Hoy en día, los estudiantes han trascendido los contextos institucionales y se han colocado al lado de sus congéneres; es decir en relación con los demás jóvenes. Para los estudiantes contemporáneos, de la misma manera que para todos los jóvenes, la calle, los espacios de encuentro y convivencia con amigos, los medios de comunicación y el ciberespacio representan territorios de socialización y de sociabilidad muy importantes. Ya es hora de dejar atrás la representación tradicional que limita la socialización de las nuevas generaciones a los escenarios escolares y comprender que la juventud de los estudiantes restructura el significado de lo que es ser universitario. Hay que reconocer que ya no es solamente la cultura institucional la que impera.

De siempre, las instituciones han temido a los jóvenes. De ahí que se insista en representar la figura estudiantil en el marco del modelo institucional de “la moratoria” que los condena a aplazar su potencial transformador hasta “llegar a ser” adultos. Desde esta representación, se confina a los estudiantes a que se comporten de acuerdo con el plan que han trazado para ellos y ellas el poder instituido y las autoridades. Se espera que acepten sin problemas las normas y pautas dadas y que acaten sin reparo las normas y tradiciones que les impone la escuela. Desde el imperativo de la moratoria se logra “que nada se mueva” en la universidad, porque en realidad los académicos y las autoridades universitarias temen al cambio, por eso desconfían de la juventud de los estudiantes.

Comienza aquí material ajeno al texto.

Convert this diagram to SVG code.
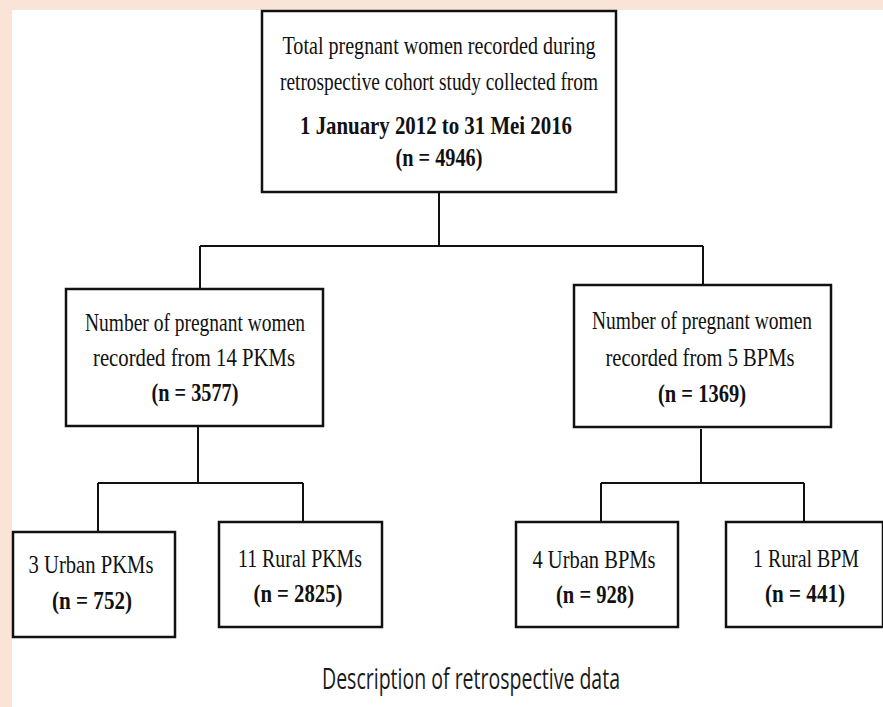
<svg xmlns="http://www.w3.org/2000/svg" width="883" height="707" viewBox="0 0 883 707">
  <style>
    .box { fill: #ffffff; stroke: #111111; stroke-width: 2.5; }
    .conn { stroke: #111111; stroke-width: 2; fill: none; }
    .t { font-family: "Liberation Serif", "Times New Roman", serif; font-size: 26px; fill: #111111; text-anchor: middle; }
    .b { font-weight: bold; }
    .cap { font-family: "Open Sans", "Liberation Sans", sans-serif; font-size: 29px; fill: #1a1a1a; text-anchor: middle; }
  </style>
  <rect x="0" y="0" width="883" height="707" fill="#ffffff"/>
  <rect x="0" y="0" width="883" height="10" fill="#fae4d7"/>
  <rect x="0" y="0" width="12" height="707" fill="#fae4d7"/>

  <g id="connectors">
    <path class="conn" d="M439,192 V246 M200,246 H703 M200,246 V289 M703,246 V285"/>
    <path class="conn" d="M198,426 V483 M98,483 H303 M98,483 V532 M303,483 V522"/>
    <path class="conn" d="M701,429 V483 M601,483 H804 M601,483 V522 M804,483 V522"/>
  </g>

  <g id="total">
    <rect class="box" x="262" y="11" width="354" height="181"/>
    <text class="t" x="439" y="54" textLength="313" lengthAdjust="spacingAndGlyphs">Total pregnant women recorded during</text>
    <text class="t" x="439" y="90" textLength="318" lengthAdjust="spacingAndGlyphs">retrospective cohort study collected from</text>
    <text class="t b" x="436" y="134" textLength="272" lengthAdjust="spacingAndGlyphs">1 January 2012 to 31 Mei 2016</text>
    <text class="t b" x="439" y="166" textLength="87" lengthAdjust="spacingAndGlyphs">(n = 4946)</text>
  </g>

  <g id="pkm">
    <rect class="box" x="66" y="289" width="257" height="137"/>
    <text class="t" x="195" y="331" textLength="220" lengthAdjust="spacingAndGlyphs">Number of pregnant women</text>
    <text class="t" x="194" y="366" textLength="202" lengthAdjust="spacingAndGlyphs">recorded from 14 PKMs</text>
    <text class="t b" x="195" y="401" textLength="87" lengthAdjust="spacingAndGlyphs">(n = 3577)</text>
  </g>

  <g id="bpm">
    <rect class="box" x="574" y="285" width="257" height="142"/>
    <text class="t" x="702" y="329" textLength="220" lengthAdjust="spacingAndGlyphs">Number of pregnant women</text>
    <text class="t" x="700" y="366" textLength="189" lengthAdjust="spacingAndGlyphs">recorded from 5 BPMs</text>
    <text class="t b" x="702" y="402" textLength="88" lengthAdjust="spacingAndGlyphs">(n = 1369)</text>
  </g>

  <g id="urban-pkm">
    <rect class="box" x="13" y="532" width="162" height="105"/>
    <text class="t" x="91" y="573" textLength="125" lengthAdjust="spacingAndGlyphs">3 Urban PKMs</text>
    <text class="t b" x="92" y="609" textLength="80" lengthAdjust="spacingAndGlyphs">(n = 752)</text>
  </g>

  <g id="rural-pkm">
    <rect class="box" x="219" y="522" width="163" height="105"/>
    <text class="t" x="300" y="567" textLength="124" lengthAdjust="spacingAndGlyphs">11 Rural PKMs</text>
    <text class="t b" x="298" y="602" textLength="89" lengthAdjust="spacingAndGlyphs">(n = 2825)</text>
  </g>

  <g id="urban-bpm">
    <rect class="box" x="516" y="522" width="162" height="105"/>
    <text class="t" x="594" y="568" textLength="123" lengthAdjust="spacingAndGlyphs">4 Urban BPMs</text>
    <text class="t b" x="595" y="603" textLength="78" lengthAdjust="spacingAndGlyphs">(n = 928)</text>
  </g>

  <g id="rural-bpm">
    <rect class="box" x="726" y="522" width="157" height="105"/>
    <text class="t" x="806" y="567" textLength="106" lengthAdjust="spacingAndGlyphs">1 Rural BPM</text>
    <text class="t b" x="805" y="602" textLength="80" lengthAdjust="spacingAndGlyphs">(n = 441)</text>
  </g>

  <g id="caption">
    <text class="cap" x="471" y="689" textLength="298" lengthAdjust="spacingAndGlyphs">Description of retrospective data</text>
  </g>
</svg>
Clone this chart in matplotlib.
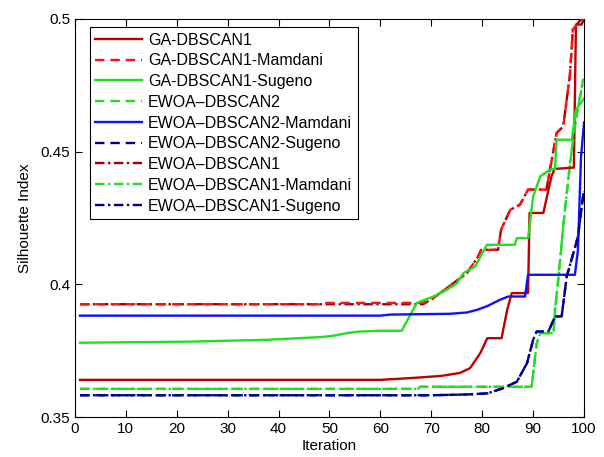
import numpy as np
import matplotlib
matplotlib.use('Agg')
import matplotlib.pyplot as plt

plt.rcParams['font.family'] = ['Liberation Sans', 'DejaVu Sans']

labels = ['GA-DBSCAN1', 'GA-DBSCAN1-Mamdani', 'GA-DBSCAN1-Sugeno',
          'EWOA\u2013DBSCAN2', 'EWOA\u2013DBSCAN2-Mamdani', 'EWOA\u2013DBSCAN2-Sugeno',
          'EWOA\u2013DBSCAN1', 'EWOA\u2013DBSCAN1-Mamdani', 'EWOA\u2013DBSCAN1-Sugeno']

# GA-DBSCAN1
x_ga = [1, 60, 67, 72, 75.6, 77.6, 79.6, 81, 83.8, 84.9, 85.8, 89, 89.3, 92, 93.6, 94.2, 98, 98.4, 99.5, 100]
y_ga = [0.364, 0.364, 0.3648, 0.3655, 0.3666, 0.3684, 0.374, 0.3797, 0.3797, 0.3904, 0.3967, 0.3967,
        0.4269, 0.4269, 0.4407, 0.4435, 0.444, 0.4979, 0.4979, 0.5]

# GA-DBSCAN1-Mamdani
x_ga_mam = [1, 48, 48.5, 68.4, 70.4, 71.7, 74.3, 77, 79.2, 79.8, 83.1, 83.7, 85.5, 87.4, 89, 92.6,
            94.6, 95.9, 97.2, 97.8, 98.8, 99.5, 100]
y_ga_mam = [0.3925, 0.3925, 0.393, 0.393, 0.3948, 0.3967, 0.4004, 0.4042, 0.4105, 0.413, 0.413, 0.4206,
            0.4281, 0.43, 0.4357, 0.4357, 0.457, 0.4595, 0.4784, 0.496, 0.4985, 0.5, 0.5]

# GA-DBSCAN1-Sugeno
x_ga_sug = [1, 22.6, 37.7, 42.9, 48.1, 50.7, 53.4, 55.8, 60, 64.2, 67.1, 67.8, 70.4, 73, 75, 76.3,
            78.6, 80.9, 86.4, 86.8, 89, 90, 91.4, 93.3, 94.3, 94.6, 97.6, 98.4, 100]
y_ga_sug = [0.378, 0.3784, 0.3791, 0.3796, 0.3801, 0.3806, 0.3816, 0.3822, 0.3825, 0.3825, 0.3929,
            0.3935, 0.3954, 0.3979, 0.4004, 0.4042, 0.4067, 0.4149, 0.4149, 0.4174, 0.4174, 0.4331,
            0.4407, 0.4432, 0.4435, 0.4545, 0.4545, 0.4658, 0.47]

# EWOA-DBSCAN2
x_ew2 = [1, 67.4, 67.8, 89.7, 90.7, 91.4, 94, 94.3, 95, 95.9, 96.6, 97.5, 98.5, 99.8, 100]
y_ew2 = [0.3606, 0.3606, 0.3614, 0.3614, 0.3778, 0.3816, 0.3816, 0.3904, 0.403, 0.4218, 0.4344,
         0.4495, 0.4633, 0.4772, 0.4775]

# EWOA-DBSCAN2-Mamdani
x_ew2_mam = [1, 60, 62, 73.7, 77, 79, 81, 83.5, 85.1, 88.4, 89, 98.2, 98.8, 99.4, 100]
y_ew2_mam = [0.3882, 0.3882, 0.3886, 0.3889, 0.3894, 0.3904, 0.3918, 0.3942, 0.3954, 0.3954,
             0.4036, 0.4036, 0.413, 0.448, 0.461]

# EWOA-DBSCAN2-Sugeno
x_ew2_sug = [1, 70, 77, 81, 84, 86.8, 88.8, 90, 90.7, 93, 94.3, 95.6, 96.6, 97.9, 98.8, 99.8, 100]
y_ew2_sug = [0.3582, 0.3582, 0.3585, 0.3589, 0.3608, 0.3633, 0.3703, 0.3791, 0.3822, 0.3822,
             0.3879, 0.3879, 0.403, 0.4118, 0.418, 0.4331, 0.435]

# EWOA-DBSCAN1
x_ew1 = [1, 68.4, 70.4, 71.7, 74.3, 77, 79.2, 79.8, 83.1, 83.7, 85.5, 87.4, 89, 92.6,
         94.6, 95.9, 97.2, 97.8, 98.8, 99.5, 100]
y_ew1 = [0.3925, 0.3925, 0.3948, 0.3967, 0.4004, 0.4042, 0.4105, 0.413, 0.413, 0.4206,
         0.4281, 0.43, 0.4357, 0.4357, 0.457, 0.4595, 0.4784, 0.496, 0.4985, 0.5, 0.5]

# EWOA-DBSCAN1-Mamdani
x_ew1_mam = [1, 67.4, 67.8, 89.7, 90.7, 91.4, 94, 94.3, 95, 95.9, 96.6, 97.5, 98.5, 99.8, 100]
y_ew1_mam = [0.3606, 0.3606, 0.3614, 0.3614, 0.3778, 0.3816, 0.3816, 0.3904, 0.403, 0.4218,
             0.4344, 0.4495, 0.4633, 0.4765, 0.477]

# EWOA-DBSCAN1-Sugeno
x_ew1_sug = [1, 70, 77, 81, 84, 86.8, 88.8, 90, 90.7, 93, 94.3, 95.6, 96.6, 97.9, 98.8, 99.8, 100]
y_ew1_sug = [0.3582, 0.3582, 0.3585, 0.3589, 0.3608, 0.3633, 0.3703, 0.3791, 0.3822, 0.3822,
             0.3879, 0.3879, 0.403, 0.4118, 0.418, 0.4331, 0.435]

series = [(x_ga, y_ga), (x_ga_mam, y_ga_mam), (x_ga_sug, y_ga_sug),
          (x_ew2, y_ew2), (x_ew2_mam, y_ew2_mam), (x_ew2_sug, y_ew2_sug),
          (x_ew1, y_ew1), (x_ew1_mam, y_ew1_mam), (x_ew1_sug, y_ew1_sug)]
colors = ['#c00000', '#ff1010', '#22dd22', '#22dd22', '#1010ff', '#00008b',
          '#a00000', '#22dd22', '#00008b']
styles = ['-', (0, (4, 2.5)), '-', (0, (4, 2.5)), '-', (0, (4, 2.5)),
          (0, (4, 1.5, 1, 1.5)), (0, (4, 1.5, 1, 1.5)), (0, (4, 1.5, 1, 1.5))]
zorders = [3, 3, 3, 3, 3, 3, 2, 2, 2]

fig = plt.figure(figsize=(6.04, 4.57), dpi=100)
ax = fig.add_axes([0.124, 0.0875, 0.843, 0.871])

for (xs, ys), c, ls, z, lab in zip(series, colors, styles, zorders, labels):
    ax.plot(xs, ys, color=c, linestyle=ls, linewidth=1.7, label=lab, zorder=z)

ax.set_xlim(0, 100)
ax.set_ylim(0.35, 0.5)
ax.set_xticks(np.arange(0, 101, 10))
ax.set_yticks([0.35, 0.4, 0.45, 0.5])
ax.set_yticklabels(['0.35', '0.4', '0.45', '0.5'])
ax.tick_params(direction='in', top=True, right=True, labelsize=11, length=5, width=0.8)
for s in ax.spines.values():
    s.set_linewidth(0.8)
ax.set_xlabel('Iteration', fontsize=11, labelpad=2)
ax.set_ylabel('Silhouette Index', fontsize=11, labelpad=6)

leg = ax.legend(loc='upper left', bbox_to_anchor=(0.029, 0.98), borderaxespad=0,
                fontsize=11.5, handlelength=2.9, labelspacing=0.36,
                fancybox=False, framealpha=1, edgecolor='black',
                borderpad=0.35, handletextpad=0.4)
leg.get_frame().set_linewidth(0.8)

fig.savefig('out.png', dpi=100)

Al identificar a los estudiantes como jóvenes, emerge la imagen de rebeldía. Se amplían las miradas institucionales y no queda otra que aceptar que los estudiantes son sujetos capaces de divergir y disidir, y por lo tanto de producir transformaciones. El conflicto intergeneracional aflora y se comprende que las formas de ser universitario y de estar en la universidad no son únicas. La legitimidad del poder que se ejerce “desde arriba” se desmorona y se evoca una universidad que, aunque sea por necesidad, tiene que estar abierta a los cambios sociales basados en la participación y en la inclusión de las nuevas generaciones.

Brecha generacional

Es evidente que la ponderación de la juventud de los estudiantes lejos de achicar la brecha entre ellos y los profesores, la incrementa. En efecto, al representar a los estudiantes como jóvenes, los maestros y todas las autoridades quedan inmediatamente ubicados en el mundo de los adultos. Entonces deja de ser un secreto que la universidad constituye un espacio de conflicto entre generaciones y que en ella coexisten diversos mundos y producciones culturales que no necesariamente se corresponden con la cultura institucionalizada.

Es cierto que el reconocimiento de que los estudiantes son jóvenes y que, por lo tanto, tienen una cultura diferente confronta el peligro de exacerbar los imaginarios tradicionales que asignan a la acción estudiantil un sentido de amenaza y riesgo. Resulta incuestionable que al promover el fortalecimiento de la identidad juvenil de los estudiantes se está abriendo paso a una figura universitaria que, de entrada, toma distancia respecto a lo instituido y que puede convertirse en una fuerza que lo cuestione todo.

Pero más que un riesgo, el reconocimiento y fortalecimiento de la identidad juvenil de los estudiantes constituye una oportunidad. Hoy en día, en México, existe un grave problema de ruptura del tejido social causado, en parte, por la enorme diferencia generacional entre jóvenes y adultos. La universidad, sobre todo si tiene carácter público, está llamada a romper las percepciones y prejuicios existentes entre las diferentes generaciones y propiciar el acercamiento productivo para la comprensión mutua, no sólo con vistas a la innovación de los saberes y del conocimiento sino también para el basamento de nuevas formas de convivencia social más armónica en la diversidad.

Políticas incomprendidas

Desde las miradas institucionales suele interpretarse que a los estudiantes no les interesa participar en la política universitaria debido a la apatía inherente a su grupo de edad. Pero esa interpretación es equivoca ya que, como lo escribió Ulrich Beck, “los jóvenes practican una denegación de la política altamente política”. Justamente por ser jóvenes, los estudiantes despliegan propuestas y acciones políticas que escapan de las miradas de los adultos y que suelen ser incomprendidas, lo que no quiere decir que no las tengan. Para poder verlas y comprenderlas resulta imprescindible que en la universidad se respete el derecho a la ciudadanía cultural, entendida como el ejercicio de la ciudadanía desde la diferencia.

Por supuesto no se trata de que los profesores y autoridades universitarias se sometan a los mandatos de los estudiantes. Nada de eso. De lo que se trata es que la universidad eduque, tanto a los jóvenes como a los adultos que pasan por ella, para el diálogo y la convivencia entre personas que son y piensan diferente. Que les inculque la solidaridad recíproca y les ofrezca una formación que les permita compartir conocimientos y experiencias y resolver sus conflictos desde el compromiso ético y el sentido de interculturalidad. Se trata de que en la universidad se practique la inclusión social; es decir el ejercicio de derechos y la participación ciudadana plena para que se desaten procesos de crecimiento personal y de afianzamiento del sentido social.

Urge reconstruir la universidad, cuando menos las que tienen carácter público, para que funcionen como un espacio de coexistencias y convivencias entre generaciones. Ponderar la juventud de los estudiantes y la adultez de profesores y autoridades implica reconocer que una de las tareas más importantes de la institución es construir intereses y proyectos compartidos entre alteridades. Después de todo, ¿no es eso precisamente el sentido de “lo público”?